Hanna Katariina Mäntylä (born 19 September 1974) is a Finnish politician and the former Minister of Social Affairs and Health. She represented the Finns Party until June 2017 and was the second deputy chairwoman of the party. She was elected to the Parliament from Lapland in 2011. She maintained her seat in the 2015 parliamentary election. She was appointed Minister of Social Affairs and Health in May 2015.

On 16 August 2016, Mäntylä announced that she would leave her minister duties for personal reasons and will continue as a Member of Parliament.

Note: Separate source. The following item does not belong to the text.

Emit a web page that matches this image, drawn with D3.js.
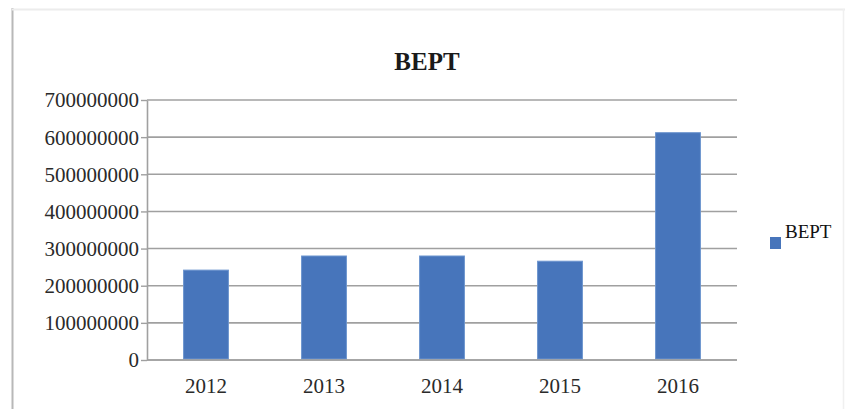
<!DOCTYPE html>
<html>
<head>
<meta charset="utf-8">
<script src="https://cdn.jsdelivr.net/npm/d3@7"></script>
<style>
  html, body { margin: 0; padding: 0; background: #fff; }
  svg { display: block; }
  svg text { font-family: "Liberation Serif", "Times New Roman", Times, "DejaVu Serif", "Noto Serif", serif; }
</style>
</head>
<body>
<svg id="chart" width="845" height="409"></svg>
<script>
// Chart data
const categories = ["2012", "2013", "2014", "2015", "2016"];
const seriesName = "BEPT";
const values = [242000000, 280000000, 280000000, 266000000, 612000000];
const yTicks = [0, 100000000, 200000000, 300000000, 400000000, 500000000, 600000000, 700000000];

const svg = d3.select("#chart");
const W = 845, H = 409;
const plot = { left: 147, right: 737, top: 100, bottom: 360 };
const barColor = "#4775bb";
const gridColor = "#a0a0a0";
const serif = '"Liberation Serif", "Times New Roman", Times, "DejaVu Serif", serif';

// Outer frame (left edge and faint top/right edges)
svg.append("line").attr("x1", 12.5).attr("x2", 12.5).attr("y1", 8).attr("y2", H)
  .attr("stroke", "#b8b8b8").attr("stroke-width", 2);
svg.append("line").attr("x1", 12).attr("x2", W).attr("y1", 9.5).attr("y2", 9.5)
  .attr("stroke", "#ececec").attr("stroke-width", 2);
svg.append("line").attr("x1", 843.5).attr("x2", 843.5).attr("y1", 9).attr("y2", H)
  .attr("stroke", "#f0f0f0").attr("stroke-width", 1.5);

const x = d3.scaleBand().domain(categories).range([plot.left, plot.right]).paddingInner(0.62).paddingOuter(0.31);
const y = d3.scaleLinear().domain([0, 700000000]).range([plot.bottom, plot.top]);

// Horizontal gridlines
svg.append("g").selectAll("line").data(yTicks).join("line")
  .attr("x1", plot.left).attr("x2", plot.right)
  .attr("y1", d => y(d)).attr("y2", d => y(d))
  .attr("stroke", gridColor).attr("stroke-width", 1.6);

// Bars
svg.append("g").selectAll("rect").data(values).join("rect")
  .attr("x", (d, i) => x(categories[i]))
  .attr("width", x.bandwidth())
  .attr("y", d => y(d))
  .attr("height", d => y(0) - y(d) - 1)
  .attr("fill", barColor)
  .attr("stroke", "#6d95cf").attr("stroke-width", 1);

// Y axis
const yAxis = svg.append("g").attr("transform", `translate(${plot.left},0)`)
  .call(d3.axisLeft(y).tickValues(yTicks).tickFormat(d3.format("d")).tickSize(6).tickSizeOuter(0));
yAxis.attr("font-family", null).attr("font-size", null);
yAxis.select(".domain").attr("stroke", gridColor).attr("stroke-width", 1.6);
yAxis.selectAll(".tick line").attr("stroke", gridColor).attr("stroke-width", 1.4);
yAxis.selectAll(".tick text")
  .style("font-family", serif).style("font-size", "21px").attr("fill", "#2a2a2a")
  .attr("x", -8).attr("dy", "0.33em");

// X axis
const xAxis = svg.append("g").attr("transform", `translate(0,${plot.bottom})`)
  .call(d3.axisBottom(x).tickSize(0).tickSizeOuter(0));
xAxis.attr("font-family", null).attr("font-size", null);
xAxis.select(".domain").attr("stroke", gridColor).attr("stroke-width", 1.6)
  .attr("d", `M${plot.left},0H${plot.right}`);
xAxis.selectAll(".tick text")
  .style("font-family", serif).style("font-size", "21px").attr("fill", "#2a2a2a")
  .attr("y", 18).attr("dy", "0.71em");

// Title
svg.append("text").attr("x", 427).attr("y", 70).attr("text-anchor", "middle")
  .style("font-family", serif).style("font-size", "25px").style("font-weight", "bold")
  .attr("fill", "#1a1a1a").text(seriesName);

// Legend
const legend = svg.append("g").attr("transform", "translate(770,237)");
legend.append("rect").attr("width", 11).attr("height", 12).attr("fill", barColor);
legend.append("text").attr("x", 15).attr("y", 1)
  .style("font-family", serif).style("font-size", "19px")
  .attr("fill", "#111").text(seriesName);
</script>
</body>
</html>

On 13 June 2017, Mäntylä and 19 others left the Finns Party parliamentary group to found the New Alternative parliamentary group. On 21 June 2017, Mäntylä announced that she will leave the Parliament to work for the Council of Europe.

By profession, Mäntylä is a youth worker, and she has studied social work in the University of Lapland. Before her parliamentary career she was an entrepreneur, and operated a lingerie retail outlet.